**Exercise aim**.
Pull each line holding the word "component" from the data.

----- Extracted information

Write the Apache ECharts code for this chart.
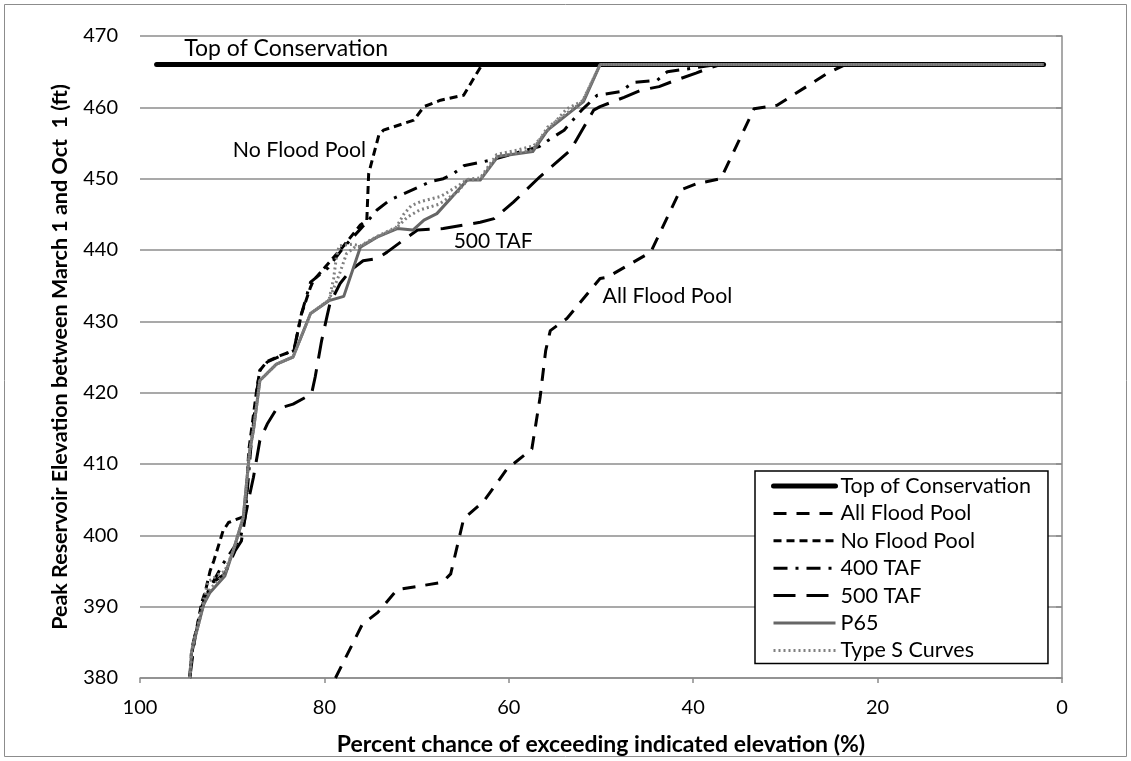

----------
----- Extracted information

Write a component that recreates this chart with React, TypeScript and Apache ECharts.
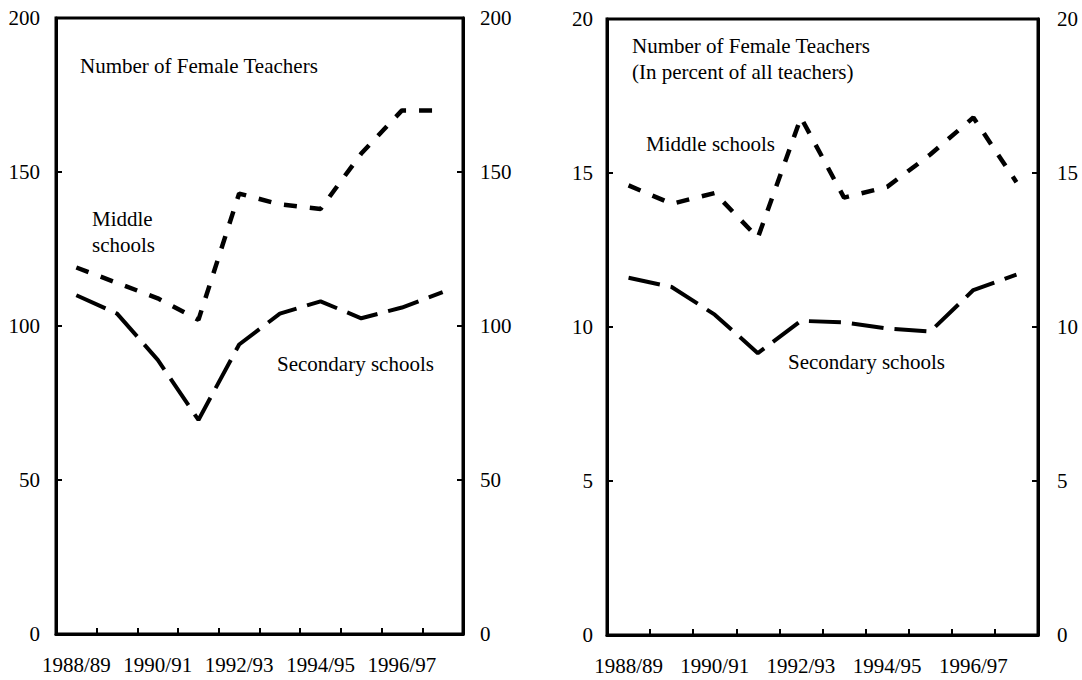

----------
----- Extracted information

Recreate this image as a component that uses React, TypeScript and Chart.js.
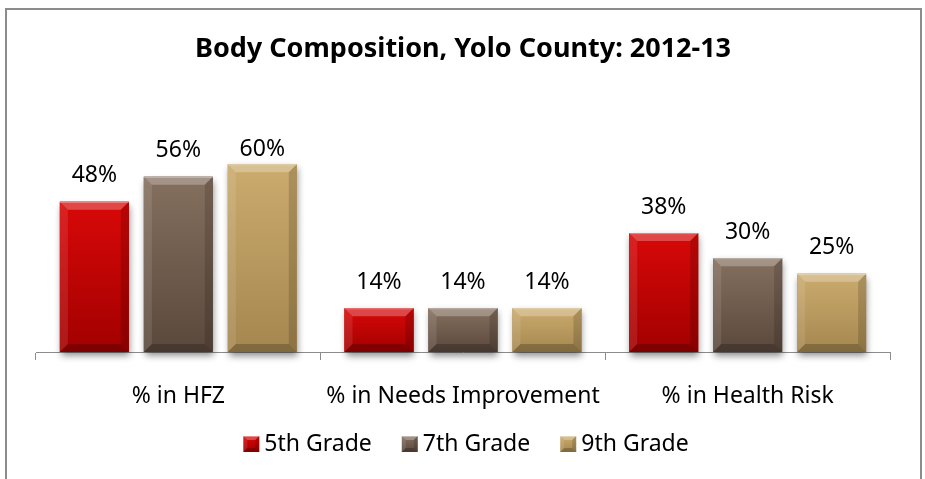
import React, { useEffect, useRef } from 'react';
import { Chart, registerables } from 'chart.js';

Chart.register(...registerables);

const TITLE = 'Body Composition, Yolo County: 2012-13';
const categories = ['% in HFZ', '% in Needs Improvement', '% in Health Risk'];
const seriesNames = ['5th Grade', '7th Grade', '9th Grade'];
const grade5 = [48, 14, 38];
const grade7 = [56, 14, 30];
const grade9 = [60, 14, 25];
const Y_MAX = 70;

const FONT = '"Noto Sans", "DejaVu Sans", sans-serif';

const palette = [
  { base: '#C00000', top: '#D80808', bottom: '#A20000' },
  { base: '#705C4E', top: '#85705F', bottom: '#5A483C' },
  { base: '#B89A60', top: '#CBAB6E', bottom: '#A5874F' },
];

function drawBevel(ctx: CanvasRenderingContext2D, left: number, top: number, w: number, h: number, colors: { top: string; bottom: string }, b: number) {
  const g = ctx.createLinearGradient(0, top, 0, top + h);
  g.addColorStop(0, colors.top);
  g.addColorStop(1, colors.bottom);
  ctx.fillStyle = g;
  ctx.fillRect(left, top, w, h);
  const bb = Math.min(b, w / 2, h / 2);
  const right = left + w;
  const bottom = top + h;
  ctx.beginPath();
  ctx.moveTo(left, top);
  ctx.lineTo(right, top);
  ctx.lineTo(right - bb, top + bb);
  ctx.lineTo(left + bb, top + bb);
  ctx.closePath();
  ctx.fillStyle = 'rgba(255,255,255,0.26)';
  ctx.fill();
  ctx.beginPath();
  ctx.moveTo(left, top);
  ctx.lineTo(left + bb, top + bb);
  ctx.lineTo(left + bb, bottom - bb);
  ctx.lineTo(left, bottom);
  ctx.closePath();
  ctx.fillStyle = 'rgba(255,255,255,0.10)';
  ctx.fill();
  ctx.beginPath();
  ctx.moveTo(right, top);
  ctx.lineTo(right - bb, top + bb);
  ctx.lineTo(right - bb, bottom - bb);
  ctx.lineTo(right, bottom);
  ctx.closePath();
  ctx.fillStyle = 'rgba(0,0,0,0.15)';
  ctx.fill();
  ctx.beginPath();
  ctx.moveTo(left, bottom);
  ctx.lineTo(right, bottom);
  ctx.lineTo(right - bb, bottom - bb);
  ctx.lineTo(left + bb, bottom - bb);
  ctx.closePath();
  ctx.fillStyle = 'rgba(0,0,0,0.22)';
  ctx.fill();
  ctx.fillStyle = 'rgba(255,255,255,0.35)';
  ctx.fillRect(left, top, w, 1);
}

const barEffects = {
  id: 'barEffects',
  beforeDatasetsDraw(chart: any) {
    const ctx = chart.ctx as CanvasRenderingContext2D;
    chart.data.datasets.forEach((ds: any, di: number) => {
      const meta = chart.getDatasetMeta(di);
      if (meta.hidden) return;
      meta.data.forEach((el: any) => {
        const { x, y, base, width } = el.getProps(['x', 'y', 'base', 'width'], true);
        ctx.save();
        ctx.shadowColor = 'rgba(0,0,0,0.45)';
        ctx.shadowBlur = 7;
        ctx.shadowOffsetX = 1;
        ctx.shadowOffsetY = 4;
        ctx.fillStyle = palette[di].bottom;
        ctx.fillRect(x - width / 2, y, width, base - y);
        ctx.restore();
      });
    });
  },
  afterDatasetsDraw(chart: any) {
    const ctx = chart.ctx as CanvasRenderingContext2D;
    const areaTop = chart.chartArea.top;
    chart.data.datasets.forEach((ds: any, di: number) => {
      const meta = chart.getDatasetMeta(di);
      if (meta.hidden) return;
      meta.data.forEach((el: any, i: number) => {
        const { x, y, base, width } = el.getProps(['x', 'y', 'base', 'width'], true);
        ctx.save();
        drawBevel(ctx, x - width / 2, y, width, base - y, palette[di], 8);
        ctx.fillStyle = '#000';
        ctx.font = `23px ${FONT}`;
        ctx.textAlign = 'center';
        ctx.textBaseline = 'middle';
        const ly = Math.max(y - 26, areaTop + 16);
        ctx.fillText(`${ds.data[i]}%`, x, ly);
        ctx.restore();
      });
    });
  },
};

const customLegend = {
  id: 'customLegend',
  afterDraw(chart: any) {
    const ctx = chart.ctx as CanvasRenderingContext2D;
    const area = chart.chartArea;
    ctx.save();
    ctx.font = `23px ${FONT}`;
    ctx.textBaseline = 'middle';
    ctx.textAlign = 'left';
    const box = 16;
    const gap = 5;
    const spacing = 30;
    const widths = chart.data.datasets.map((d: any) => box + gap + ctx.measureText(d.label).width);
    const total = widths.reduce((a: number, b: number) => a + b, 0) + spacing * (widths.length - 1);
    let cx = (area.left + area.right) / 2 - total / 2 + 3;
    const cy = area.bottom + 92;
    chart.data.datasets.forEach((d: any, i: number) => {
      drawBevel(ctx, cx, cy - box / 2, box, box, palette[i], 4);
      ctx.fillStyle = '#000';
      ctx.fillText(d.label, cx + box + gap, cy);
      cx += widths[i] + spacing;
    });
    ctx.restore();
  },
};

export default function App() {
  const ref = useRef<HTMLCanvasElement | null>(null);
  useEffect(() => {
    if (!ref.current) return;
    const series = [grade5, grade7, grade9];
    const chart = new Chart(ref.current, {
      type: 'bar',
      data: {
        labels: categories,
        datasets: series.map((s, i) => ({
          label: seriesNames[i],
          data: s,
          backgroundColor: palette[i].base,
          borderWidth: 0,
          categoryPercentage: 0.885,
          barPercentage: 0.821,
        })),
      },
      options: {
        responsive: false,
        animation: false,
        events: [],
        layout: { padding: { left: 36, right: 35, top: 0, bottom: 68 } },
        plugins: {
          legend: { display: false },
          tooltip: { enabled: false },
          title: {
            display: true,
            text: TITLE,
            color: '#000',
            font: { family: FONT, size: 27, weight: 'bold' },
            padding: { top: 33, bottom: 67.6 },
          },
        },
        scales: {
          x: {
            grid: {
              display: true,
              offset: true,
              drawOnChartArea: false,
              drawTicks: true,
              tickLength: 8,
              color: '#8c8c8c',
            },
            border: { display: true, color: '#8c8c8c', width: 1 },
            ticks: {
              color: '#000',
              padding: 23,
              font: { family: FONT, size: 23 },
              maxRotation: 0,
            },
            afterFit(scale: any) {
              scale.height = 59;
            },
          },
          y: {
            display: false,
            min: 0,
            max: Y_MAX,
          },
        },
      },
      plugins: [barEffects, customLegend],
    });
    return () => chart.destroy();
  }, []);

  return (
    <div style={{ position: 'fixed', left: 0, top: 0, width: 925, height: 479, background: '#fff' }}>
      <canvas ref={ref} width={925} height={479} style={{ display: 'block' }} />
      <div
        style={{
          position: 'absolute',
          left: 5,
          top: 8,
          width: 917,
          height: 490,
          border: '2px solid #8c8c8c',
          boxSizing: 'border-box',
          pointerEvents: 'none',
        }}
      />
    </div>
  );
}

----------

**Exercise result**.
Write a component that recreates this chart with React, TypeScript and Apache ECharts.
Recreate this image as a component that uses React, TypeScript and Chart.js.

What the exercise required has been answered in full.